Take for example the experience of former SWP members Paul LeBlanc and Dianne Feeley, who were assigned by the party to work at a Ford plant in Metuchen, New Jersey. During their time in the plant, the company announced that a nearby plant was closing, and higher-seniority workers from that plant, described as mostly white and male, would displace lower-seniority workers at the Metuchen plant, which included more women and people of color.

The party’s political training left them ill equipped for negotiating between the competing goals of defending union rights, such as seniority, and advancing racial and gender equality.
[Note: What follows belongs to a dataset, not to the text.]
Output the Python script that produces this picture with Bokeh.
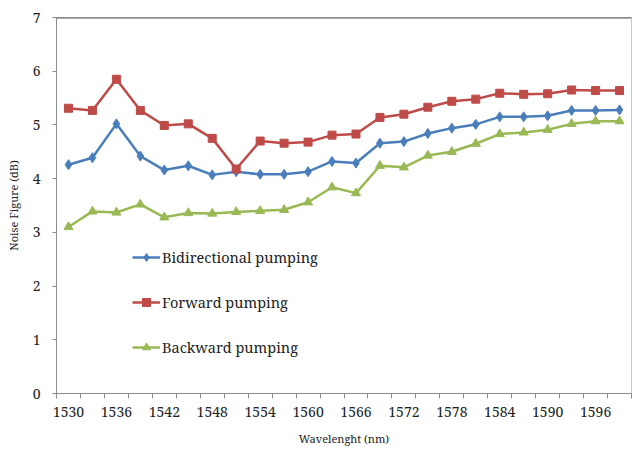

Feeley expressed her exasperation: “how could we have a position on the Iranian revolution but not have a position on what should be happening in our own plant?” In the process, Feeley and LeBlanc learned lessons about the complexities of working-class politics that were difficult to learn through more traditional forms of political training.

These strengths of the individual stories notwithstanding, the problem remains that the book claims to explore the interplay between primitive and industrial rhetoric. In this, the author’s strategy of simply juxtaposing the two falls short.

Although taken as a whole Guerillas in the Industrial Jungle lacks cohesion, readers looking for insightful analysis of the culture and politics of 1960s Black liberation movements will be well served by reading the first half of McTaggart’s book.

Those interested in delving into the personal experiences of socialist activists who sought to integrate into life on the shop floor will also find much of interest in the chapter on the industrializers. And readers interested in exploring how “primitivist” anarchists negotiate the contradictions of espousing an ideology that preaches a return to a distant past using technologies of the present will likely find the penultimate chapter intriguing.